Registry responsibility | Why it matters |
Version tracking | Enables safe experimentation |
Metadata storage | Supports debugging and audits |
Rollback support | Reduces risk during deployment |
Explicit lifecycle management demonstrates system-level maturity.
Model serving and inference design#
Model serving is often the most critical and visible part of ML System Design.
Inference systems must respond quickly and reliably. Real-time inference prioritizes low latency and availability, while batch inference prioritizes throughput and cost efficiency. Strong designs clearly distinguish between these modes and avoid conflating their requirements.
Online versus offline inference#
Not all predictions need to be generated in real time.
Inference mode | Typical use cases |
Online inference | Recommendations, personalization, fraud detection |
Offline inference | Reporting, ranking, pre-computation |
Clarifying which mode is in scope prevents unnecessary complexity and over-engineering.
Monitoring models in production#
Monitoring is where ML systems diverge most from traditional software.

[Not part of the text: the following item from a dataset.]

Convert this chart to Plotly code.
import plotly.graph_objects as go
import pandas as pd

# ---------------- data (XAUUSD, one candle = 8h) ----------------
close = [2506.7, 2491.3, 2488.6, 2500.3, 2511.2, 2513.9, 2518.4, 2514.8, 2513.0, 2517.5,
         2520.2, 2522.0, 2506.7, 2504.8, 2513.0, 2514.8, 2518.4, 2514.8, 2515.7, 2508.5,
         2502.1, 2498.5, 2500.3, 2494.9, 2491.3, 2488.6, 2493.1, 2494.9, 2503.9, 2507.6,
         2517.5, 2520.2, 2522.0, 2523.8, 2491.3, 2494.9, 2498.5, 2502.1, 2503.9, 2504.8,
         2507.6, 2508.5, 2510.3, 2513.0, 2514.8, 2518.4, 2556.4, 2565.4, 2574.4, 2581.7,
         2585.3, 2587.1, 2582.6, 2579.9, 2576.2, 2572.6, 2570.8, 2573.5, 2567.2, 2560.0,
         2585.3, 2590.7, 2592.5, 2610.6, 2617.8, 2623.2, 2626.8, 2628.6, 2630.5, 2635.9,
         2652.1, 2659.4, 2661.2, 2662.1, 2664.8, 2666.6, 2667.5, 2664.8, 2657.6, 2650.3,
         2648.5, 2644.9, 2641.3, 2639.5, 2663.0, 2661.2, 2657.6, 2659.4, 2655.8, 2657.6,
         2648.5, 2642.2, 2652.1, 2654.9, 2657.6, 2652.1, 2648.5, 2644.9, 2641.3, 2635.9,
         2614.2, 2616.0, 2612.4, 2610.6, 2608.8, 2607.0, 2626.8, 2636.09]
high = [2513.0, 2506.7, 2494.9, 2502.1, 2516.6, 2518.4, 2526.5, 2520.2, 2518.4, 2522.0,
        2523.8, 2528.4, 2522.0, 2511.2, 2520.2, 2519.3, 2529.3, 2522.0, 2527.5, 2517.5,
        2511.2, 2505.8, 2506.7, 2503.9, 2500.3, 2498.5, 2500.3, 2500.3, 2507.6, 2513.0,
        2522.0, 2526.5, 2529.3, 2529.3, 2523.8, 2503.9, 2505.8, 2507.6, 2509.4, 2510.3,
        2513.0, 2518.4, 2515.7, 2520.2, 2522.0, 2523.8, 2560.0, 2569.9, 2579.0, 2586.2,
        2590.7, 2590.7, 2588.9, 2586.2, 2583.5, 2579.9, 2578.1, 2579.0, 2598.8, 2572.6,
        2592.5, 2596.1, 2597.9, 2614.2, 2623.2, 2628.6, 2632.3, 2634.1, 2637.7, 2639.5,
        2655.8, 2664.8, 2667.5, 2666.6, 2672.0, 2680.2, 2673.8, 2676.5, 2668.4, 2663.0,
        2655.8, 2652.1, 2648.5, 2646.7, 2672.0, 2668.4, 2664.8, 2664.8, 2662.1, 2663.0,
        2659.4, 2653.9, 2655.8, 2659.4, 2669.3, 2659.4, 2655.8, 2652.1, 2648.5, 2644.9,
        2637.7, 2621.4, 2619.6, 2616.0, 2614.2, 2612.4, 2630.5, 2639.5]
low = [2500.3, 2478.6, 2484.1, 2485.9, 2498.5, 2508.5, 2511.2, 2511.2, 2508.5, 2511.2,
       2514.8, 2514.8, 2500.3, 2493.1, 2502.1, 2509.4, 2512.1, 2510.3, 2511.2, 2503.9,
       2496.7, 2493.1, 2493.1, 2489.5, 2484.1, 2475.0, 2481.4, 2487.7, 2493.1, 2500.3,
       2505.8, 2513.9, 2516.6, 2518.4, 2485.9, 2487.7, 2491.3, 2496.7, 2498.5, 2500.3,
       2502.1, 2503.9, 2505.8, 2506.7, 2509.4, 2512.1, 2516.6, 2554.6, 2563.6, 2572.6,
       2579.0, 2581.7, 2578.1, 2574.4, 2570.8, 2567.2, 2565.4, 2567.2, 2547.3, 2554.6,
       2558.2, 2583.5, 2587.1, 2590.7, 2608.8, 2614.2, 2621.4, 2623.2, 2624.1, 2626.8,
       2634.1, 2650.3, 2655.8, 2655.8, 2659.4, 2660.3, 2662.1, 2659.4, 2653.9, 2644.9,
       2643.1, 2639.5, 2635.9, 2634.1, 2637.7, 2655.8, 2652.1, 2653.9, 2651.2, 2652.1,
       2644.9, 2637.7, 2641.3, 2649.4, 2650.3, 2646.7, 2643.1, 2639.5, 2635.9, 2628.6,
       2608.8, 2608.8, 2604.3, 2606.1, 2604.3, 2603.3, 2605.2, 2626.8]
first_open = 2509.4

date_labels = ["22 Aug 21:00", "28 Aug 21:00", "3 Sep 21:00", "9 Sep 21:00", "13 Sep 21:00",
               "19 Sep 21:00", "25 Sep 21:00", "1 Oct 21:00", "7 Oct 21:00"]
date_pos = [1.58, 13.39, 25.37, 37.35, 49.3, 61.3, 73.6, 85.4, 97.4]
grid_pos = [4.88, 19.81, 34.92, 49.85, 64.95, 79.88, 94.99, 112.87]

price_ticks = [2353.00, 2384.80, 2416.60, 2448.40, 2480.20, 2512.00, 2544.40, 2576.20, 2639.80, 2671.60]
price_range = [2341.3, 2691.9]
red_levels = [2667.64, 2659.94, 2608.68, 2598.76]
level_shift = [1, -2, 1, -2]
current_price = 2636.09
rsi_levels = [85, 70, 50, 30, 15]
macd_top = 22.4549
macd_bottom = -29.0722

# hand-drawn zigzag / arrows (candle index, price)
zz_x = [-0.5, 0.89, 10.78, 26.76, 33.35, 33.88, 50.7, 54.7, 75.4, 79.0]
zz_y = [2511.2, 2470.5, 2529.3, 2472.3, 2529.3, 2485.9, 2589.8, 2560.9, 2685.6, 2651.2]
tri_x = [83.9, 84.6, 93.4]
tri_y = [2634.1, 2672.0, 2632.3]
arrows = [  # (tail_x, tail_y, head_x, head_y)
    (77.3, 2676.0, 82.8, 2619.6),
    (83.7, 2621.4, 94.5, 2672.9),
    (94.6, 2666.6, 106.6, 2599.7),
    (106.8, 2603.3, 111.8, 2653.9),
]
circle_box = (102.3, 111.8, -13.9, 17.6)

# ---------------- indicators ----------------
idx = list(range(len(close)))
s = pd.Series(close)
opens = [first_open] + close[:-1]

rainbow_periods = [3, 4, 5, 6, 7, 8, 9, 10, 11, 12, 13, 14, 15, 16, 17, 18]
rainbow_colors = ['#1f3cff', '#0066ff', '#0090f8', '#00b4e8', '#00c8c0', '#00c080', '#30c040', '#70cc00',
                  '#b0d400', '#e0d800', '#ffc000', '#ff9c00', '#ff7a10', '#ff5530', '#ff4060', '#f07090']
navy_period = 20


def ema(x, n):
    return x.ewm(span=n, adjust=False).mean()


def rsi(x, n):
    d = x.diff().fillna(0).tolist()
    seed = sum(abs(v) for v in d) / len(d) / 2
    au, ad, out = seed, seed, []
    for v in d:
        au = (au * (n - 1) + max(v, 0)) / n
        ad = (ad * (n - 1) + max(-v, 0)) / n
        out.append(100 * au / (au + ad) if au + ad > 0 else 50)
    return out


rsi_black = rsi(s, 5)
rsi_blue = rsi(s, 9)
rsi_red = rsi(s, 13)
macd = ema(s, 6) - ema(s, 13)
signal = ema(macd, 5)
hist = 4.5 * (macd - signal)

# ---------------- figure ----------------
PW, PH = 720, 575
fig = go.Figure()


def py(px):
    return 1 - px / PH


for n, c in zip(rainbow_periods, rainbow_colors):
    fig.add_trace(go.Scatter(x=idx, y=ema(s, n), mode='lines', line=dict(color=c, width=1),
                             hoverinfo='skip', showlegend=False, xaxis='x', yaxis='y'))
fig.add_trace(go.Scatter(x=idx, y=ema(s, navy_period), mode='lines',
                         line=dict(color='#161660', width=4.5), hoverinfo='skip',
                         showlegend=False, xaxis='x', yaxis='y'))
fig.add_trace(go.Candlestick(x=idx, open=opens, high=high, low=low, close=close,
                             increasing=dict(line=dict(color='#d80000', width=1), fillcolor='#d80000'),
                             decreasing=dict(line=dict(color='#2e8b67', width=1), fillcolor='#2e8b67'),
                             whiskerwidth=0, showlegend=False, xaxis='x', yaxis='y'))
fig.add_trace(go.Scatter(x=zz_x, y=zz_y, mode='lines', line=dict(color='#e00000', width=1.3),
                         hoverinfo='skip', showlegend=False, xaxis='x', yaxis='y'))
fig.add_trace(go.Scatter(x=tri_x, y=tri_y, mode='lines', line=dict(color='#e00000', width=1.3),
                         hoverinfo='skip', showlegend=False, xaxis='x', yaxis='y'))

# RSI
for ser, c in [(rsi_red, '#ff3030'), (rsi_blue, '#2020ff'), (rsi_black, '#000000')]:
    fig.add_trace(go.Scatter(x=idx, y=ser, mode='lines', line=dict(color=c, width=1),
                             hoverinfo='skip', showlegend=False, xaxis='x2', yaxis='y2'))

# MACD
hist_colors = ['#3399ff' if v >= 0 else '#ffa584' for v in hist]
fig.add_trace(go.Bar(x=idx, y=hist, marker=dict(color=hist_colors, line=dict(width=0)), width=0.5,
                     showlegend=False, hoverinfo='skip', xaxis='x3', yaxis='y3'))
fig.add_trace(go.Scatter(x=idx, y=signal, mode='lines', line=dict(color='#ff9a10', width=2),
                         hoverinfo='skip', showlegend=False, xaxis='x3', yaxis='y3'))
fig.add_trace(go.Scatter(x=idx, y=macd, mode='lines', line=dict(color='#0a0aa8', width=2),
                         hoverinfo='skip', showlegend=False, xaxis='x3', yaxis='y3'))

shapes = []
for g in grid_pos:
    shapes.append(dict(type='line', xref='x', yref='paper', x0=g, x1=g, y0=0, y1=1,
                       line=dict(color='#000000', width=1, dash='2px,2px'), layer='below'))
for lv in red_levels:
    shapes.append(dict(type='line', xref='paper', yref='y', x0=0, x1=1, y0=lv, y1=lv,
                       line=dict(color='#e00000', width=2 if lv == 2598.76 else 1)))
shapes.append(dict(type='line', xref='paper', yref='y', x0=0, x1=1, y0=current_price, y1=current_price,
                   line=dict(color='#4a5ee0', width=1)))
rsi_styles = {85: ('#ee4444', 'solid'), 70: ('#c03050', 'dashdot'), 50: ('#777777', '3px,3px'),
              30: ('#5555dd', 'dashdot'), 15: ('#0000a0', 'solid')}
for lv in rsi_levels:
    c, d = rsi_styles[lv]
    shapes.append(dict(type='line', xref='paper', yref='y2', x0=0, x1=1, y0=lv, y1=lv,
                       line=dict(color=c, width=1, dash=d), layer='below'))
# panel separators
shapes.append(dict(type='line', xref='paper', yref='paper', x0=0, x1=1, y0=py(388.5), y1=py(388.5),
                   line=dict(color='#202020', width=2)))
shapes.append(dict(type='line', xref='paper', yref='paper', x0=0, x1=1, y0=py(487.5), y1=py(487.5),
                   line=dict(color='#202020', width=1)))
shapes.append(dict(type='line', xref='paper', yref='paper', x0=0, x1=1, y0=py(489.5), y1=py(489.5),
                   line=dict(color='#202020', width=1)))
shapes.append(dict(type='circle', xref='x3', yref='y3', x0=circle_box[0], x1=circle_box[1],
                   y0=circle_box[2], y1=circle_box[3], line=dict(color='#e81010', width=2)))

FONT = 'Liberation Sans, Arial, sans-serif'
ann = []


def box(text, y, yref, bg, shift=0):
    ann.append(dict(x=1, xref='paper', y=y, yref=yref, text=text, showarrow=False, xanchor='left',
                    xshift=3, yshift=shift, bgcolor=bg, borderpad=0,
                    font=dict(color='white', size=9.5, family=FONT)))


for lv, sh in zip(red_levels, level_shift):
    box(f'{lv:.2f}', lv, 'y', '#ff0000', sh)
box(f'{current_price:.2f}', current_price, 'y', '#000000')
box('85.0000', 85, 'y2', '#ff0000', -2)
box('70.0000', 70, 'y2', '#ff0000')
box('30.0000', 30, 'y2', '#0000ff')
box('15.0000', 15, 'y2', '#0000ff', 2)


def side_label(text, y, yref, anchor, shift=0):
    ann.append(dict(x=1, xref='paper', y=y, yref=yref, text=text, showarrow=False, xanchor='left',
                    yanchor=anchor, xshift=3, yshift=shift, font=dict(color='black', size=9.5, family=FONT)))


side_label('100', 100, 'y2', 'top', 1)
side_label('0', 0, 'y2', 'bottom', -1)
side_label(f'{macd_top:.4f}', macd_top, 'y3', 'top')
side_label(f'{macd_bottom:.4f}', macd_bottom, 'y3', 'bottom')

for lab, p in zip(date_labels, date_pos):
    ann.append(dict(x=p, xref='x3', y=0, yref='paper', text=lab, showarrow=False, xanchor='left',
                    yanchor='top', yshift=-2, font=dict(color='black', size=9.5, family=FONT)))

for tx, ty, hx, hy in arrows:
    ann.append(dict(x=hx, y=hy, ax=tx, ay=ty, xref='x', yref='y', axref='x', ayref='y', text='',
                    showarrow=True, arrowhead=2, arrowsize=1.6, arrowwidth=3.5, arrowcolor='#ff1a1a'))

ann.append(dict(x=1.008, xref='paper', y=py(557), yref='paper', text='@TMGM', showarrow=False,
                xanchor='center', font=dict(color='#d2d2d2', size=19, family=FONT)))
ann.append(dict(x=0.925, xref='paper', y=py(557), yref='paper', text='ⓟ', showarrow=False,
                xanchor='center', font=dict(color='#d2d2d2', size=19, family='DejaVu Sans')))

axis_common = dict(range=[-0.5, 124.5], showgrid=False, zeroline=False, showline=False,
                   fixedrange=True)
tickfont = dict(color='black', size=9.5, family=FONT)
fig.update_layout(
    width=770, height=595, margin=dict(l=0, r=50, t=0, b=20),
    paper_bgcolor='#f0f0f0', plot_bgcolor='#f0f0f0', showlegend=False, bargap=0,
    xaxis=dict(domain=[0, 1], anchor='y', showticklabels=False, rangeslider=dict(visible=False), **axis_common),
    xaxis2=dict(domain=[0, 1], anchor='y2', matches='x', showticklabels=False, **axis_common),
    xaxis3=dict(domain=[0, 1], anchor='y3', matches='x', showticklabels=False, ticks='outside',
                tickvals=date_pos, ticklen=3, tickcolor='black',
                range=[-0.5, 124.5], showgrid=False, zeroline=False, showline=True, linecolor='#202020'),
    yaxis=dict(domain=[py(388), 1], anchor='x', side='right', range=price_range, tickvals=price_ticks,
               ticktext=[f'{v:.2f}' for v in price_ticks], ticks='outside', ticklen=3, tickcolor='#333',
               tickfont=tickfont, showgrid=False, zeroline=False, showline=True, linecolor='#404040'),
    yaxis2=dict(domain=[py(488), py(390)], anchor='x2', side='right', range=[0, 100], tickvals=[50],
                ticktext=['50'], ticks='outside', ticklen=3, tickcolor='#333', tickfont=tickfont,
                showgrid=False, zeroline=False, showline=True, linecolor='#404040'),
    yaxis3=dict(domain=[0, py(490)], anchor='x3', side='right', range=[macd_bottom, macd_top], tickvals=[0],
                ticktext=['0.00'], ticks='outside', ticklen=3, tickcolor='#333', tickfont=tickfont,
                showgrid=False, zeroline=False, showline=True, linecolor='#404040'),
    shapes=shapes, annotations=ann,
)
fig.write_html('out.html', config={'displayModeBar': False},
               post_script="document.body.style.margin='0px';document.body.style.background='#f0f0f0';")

In addition to system metrics like latency and throughput, ML systems must monitor data distributions, prediction behavior, and performance over time. Without this visibility, failures often go unnoticed until business impact occurs.

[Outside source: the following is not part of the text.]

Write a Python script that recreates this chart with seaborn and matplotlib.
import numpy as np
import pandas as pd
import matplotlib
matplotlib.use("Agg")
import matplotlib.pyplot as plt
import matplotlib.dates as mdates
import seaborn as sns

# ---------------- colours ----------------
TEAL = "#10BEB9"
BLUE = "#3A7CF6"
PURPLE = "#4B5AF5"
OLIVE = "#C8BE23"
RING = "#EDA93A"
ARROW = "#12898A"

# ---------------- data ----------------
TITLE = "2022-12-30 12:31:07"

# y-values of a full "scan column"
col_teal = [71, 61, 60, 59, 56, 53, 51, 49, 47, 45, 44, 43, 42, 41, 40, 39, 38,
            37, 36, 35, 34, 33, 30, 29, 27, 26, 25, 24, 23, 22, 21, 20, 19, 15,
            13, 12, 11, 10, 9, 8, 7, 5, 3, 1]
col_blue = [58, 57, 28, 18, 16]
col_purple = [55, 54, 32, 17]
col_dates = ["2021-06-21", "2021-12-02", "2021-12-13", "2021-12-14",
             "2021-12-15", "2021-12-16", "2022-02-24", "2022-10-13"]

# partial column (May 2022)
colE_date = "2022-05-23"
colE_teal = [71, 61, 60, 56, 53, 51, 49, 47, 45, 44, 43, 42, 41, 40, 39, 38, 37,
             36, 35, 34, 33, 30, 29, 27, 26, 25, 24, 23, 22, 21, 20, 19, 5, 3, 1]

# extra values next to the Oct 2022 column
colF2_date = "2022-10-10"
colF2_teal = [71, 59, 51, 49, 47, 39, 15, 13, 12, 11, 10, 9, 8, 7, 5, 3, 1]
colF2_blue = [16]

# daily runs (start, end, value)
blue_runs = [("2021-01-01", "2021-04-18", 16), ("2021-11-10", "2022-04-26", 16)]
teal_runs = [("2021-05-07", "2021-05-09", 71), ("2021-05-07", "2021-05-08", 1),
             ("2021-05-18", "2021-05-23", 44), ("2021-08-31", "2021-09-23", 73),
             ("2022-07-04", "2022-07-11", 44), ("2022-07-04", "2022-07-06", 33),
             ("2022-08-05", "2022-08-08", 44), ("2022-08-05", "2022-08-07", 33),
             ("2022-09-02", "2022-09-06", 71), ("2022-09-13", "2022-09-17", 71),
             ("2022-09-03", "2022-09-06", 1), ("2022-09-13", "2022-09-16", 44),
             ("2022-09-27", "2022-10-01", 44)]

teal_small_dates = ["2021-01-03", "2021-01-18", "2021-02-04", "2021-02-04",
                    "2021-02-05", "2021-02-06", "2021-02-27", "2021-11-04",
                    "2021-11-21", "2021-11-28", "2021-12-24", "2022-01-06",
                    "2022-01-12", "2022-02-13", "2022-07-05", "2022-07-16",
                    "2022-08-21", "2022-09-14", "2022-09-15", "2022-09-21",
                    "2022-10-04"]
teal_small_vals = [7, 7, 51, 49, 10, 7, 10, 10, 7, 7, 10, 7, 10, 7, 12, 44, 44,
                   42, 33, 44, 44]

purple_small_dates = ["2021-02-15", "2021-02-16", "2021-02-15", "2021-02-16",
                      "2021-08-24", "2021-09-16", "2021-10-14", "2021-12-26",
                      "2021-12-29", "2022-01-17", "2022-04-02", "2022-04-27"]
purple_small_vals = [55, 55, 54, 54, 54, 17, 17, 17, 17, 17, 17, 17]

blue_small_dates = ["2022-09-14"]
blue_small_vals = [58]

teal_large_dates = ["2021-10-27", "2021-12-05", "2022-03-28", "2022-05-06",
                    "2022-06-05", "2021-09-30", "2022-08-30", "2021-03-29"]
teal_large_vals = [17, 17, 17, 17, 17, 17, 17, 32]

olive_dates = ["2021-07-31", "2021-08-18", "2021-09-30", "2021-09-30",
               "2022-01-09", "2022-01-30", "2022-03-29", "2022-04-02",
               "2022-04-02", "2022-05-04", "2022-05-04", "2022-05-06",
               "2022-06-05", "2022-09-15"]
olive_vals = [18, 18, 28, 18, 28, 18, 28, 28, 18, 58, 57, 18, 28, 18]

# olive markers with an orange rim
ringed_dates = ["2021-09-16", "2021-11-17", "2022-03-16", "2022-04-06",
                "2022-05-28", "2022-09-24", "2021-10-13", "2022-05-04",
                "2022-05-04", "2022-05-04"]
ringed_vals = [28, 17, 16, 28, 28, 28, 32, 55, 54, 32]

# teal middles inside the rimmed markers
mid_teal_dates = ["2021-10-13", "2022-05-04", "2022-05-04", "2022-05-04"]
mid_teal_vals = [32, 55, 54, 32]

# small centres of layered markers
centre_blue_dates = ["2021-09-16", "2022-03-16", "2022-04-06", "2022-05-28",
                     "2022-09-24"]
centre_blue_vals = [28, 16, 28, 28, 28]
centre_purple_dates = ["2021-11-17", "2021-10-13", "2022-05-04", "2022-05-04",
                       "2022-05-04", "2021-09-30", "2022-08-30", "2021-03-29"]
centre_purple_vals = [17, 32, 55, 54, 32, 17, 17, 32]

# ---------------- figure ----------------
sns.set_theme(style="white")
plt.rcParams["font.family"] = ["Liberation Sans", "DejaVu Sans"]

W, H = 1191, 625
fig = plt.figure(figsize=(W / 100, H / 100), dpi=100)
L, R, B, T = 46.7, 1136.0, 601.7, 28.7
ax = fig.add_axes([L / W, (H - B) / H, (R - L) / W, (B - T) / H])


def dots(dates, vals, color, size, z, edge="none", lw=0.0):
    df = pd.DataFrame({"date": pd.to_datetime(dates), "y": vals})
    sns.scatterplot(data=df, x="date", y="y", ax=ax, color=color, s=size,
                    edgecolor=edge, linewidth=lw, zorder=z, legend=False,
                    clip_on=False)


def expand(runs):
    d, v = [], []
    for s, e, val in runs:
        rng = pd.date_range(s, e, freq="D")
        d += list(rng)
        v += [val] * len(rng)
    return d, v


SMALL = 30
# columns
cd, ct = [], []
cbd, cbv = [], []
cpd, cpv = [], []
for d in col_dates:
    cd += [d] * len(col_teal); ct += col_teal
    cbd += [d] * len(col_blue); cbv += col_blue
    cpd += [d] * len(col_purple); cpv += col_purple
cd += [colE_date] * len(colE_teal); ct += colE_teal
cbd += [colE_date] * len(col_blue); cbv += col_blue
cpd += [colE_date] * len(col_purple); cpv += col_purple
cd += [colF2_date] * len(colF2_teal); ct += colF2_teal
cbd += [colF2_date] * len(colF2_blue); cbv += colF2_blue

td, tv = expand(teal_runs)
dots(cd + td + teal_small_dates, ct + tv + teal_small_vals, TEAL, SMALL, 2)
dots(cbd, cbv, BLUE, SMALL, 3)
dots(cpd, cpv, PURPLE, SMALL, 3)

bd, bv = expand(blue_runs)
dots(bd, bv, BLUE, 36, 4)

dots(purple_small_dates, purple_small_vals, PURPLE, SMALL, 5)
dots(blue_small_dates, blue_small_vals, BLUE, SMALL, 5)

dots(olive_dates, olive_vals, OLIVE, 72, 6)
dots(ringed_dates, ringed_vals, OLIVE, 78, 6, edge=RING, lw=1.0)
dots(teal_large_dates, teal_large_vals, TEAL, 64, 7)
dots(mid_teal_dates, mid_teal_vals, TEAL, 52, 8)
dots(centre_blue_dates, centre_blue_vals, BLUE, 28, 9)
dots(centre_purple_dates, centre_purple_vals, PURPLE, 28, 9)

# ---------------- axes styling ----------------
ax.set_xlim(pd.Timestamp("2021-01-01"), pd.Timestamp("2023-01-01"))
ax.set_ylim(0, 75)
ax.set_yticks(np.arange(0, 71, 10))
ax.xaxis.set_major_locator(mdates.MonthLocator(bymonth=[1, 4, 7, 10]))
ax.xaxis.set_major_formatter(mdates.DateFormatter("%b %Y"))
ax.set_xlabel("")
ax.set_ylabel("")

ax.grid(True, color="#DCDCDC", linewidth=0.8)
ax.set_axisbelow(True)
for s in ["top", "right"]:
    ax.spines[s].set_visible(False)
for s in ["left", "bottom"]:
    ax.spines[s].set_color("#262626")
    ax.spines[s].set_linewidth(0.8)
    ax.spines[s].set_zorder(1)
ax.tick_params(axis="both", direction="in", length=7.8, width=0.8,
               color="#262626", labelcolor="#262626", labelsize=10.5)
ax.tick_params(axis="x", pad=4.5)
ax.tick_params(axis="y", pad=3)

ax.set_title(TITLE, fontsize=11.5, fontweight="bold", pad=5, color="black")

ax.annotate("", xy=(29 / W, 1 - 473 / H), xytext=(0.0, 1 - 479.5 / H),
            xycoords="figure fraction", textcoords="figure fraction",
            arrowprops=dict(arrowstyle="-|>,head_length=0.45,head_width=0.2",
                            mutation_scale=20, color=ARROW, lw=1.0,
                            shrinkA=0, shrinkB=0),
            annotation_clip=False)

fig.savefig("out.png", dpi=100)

Effective monitoring enables teams to detect drift, bias, and regressions early.
Feedback loops and retraining strategies#
Many ML systems improve over time by learning from user feedback.
Clicks, conversions, or corrections can be logged and incorporated into future training runs. However, feedback loops must be designed carefully to avoid reinforcing bias or noise. Separating training and inference data paths and validating retrained models before deployment preserves system stability.
Failure handling and graceful degradation#
ML systems must fail safely.
Models may produce low-confidence predictions, inference services may be unavailable, or inputs may be missing. In these cases, the system should fall back to default logic or simpler heuristics rather than failing catastrophically. Graceful degradation ensures ML failures do not become user-facing outages.
Cost management and efficiency#
Cost is a first-class constraint in ML System Design.
Training large models and serving predictions at scale can be expensive. Systems often balance accuracy and cost by using simpler models where possible and reserving complex models for high-impact scenarios. Cost-aware design decisions directly influence model complexity, inference frequency, and data retention policies.
How interviewers evaluate ML System Design#
Interviewers are not testing algorithm knowledge. They evaluate how you design end-to-end ML systems, manage data and model lifecycles, monitor behavior in production, and explain architectural trade-offs clearly.
Structured reasoning consistently matters more than naming tools or frameworks.
Final thoughts#
ML System Design is about building systems that learn safely and reliably in the real world. It requires combining data engineering, distributed systems, and product thinking into a cohesive architecture.
If you can clearly explain how data flows from ingestion to training to inference, how models are monitored, and how the system responds to failure, you demonstrate the judgment required to build production-grade ML systems.